Obviously a lot of people signed the petitions, with the sales pitch that it is for holding judges accountable, but we wonder how many people actually read the proposal in its entirety. From our vantage point, it looks like Swiss cheese -- full of holes.

Proponents have named it the Judicial Accountability Initiative Law, so they could use the catchy acronym JAIL. The measure would, proponents say, "punish wayward judges with civil suits and even criminal charges."

And who are the "wayward judges"? Well, pretty simple: any judge that makes a decision that one or more of the affected parties aren't happy with, could be "punished" under JAIL!

The measure would set up a Special Grand Jury, with 13 jurors, drawn from the state's voter registration lists, each serving one year and paid more than $100,000 a year each.

Tom Barnett, executive director of the State Bar of South Dakota, noted that the grand jury would be "empowered to rule on the law and the facts. In other words, it is a super-legislature having the power to overrule the Legislature, decide which laws (or constitutional provisions) to enforce or ignore and then also decide the facts."

JAIL would have a budget of more than $2.5 million. The Legislature would be required (no choice) to establish a Special Grand Jury facility (centrally located) but not within a mile of any judicial body (talk about paranoia!).

And this is cute: it will be funded through fines, fees and forfeitures, but if that doesn't produce enough money, the Legislature will have to (again no choice) impose "appropriate surcharges upon the civil court filing fees of corporate litigants."

OK, so you have an individual who wants to file a civil complaint against a judge (say a convicted felon who sues because the sentence is perceived as too harsh, or a private citizen who believes the sentence is too lenient) and they have to pay a filing fee, right?

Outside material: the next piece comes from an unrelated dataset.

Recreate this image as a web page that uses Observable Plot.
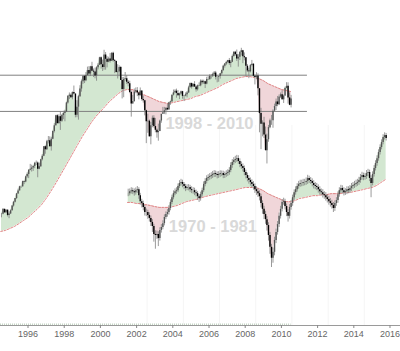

Well, not necessarily, because the amendment provides for a $50 filing fee, but you can file a statement that you are impoverished OR (get this) because you "object to such fee." You could drive a large cattle truck through that hole in the cheese.

There are so many more holes, they are too numerous to comment on. For instance, law enforcement officials are prohibited from serving on the Grand Jury, but felony drunk drivers, convicted drug dealers and child pornographers can! The move is apparently aimed at "activist judges," but it covers all persons shielded by judicial immunity...meaning every school board, city council, county commission, professional licensing board, in fact every citizen board in the state exercising quasi-judicial powers.

And where is the problem in South Dakota? We vote on our judges...citizens have an absolute right to reject a particular Circuit Court judge if they believe they will be treated unfairly...and all parties have an absolute right to appeal a judge's decision to the Supreme Court.

This is going to be one of those issues where you need to move from the headlines to the fine print and carefully read the amendment. From doing that, our conclusion is: it looks like Swiss cheese, but it smells like Limburger!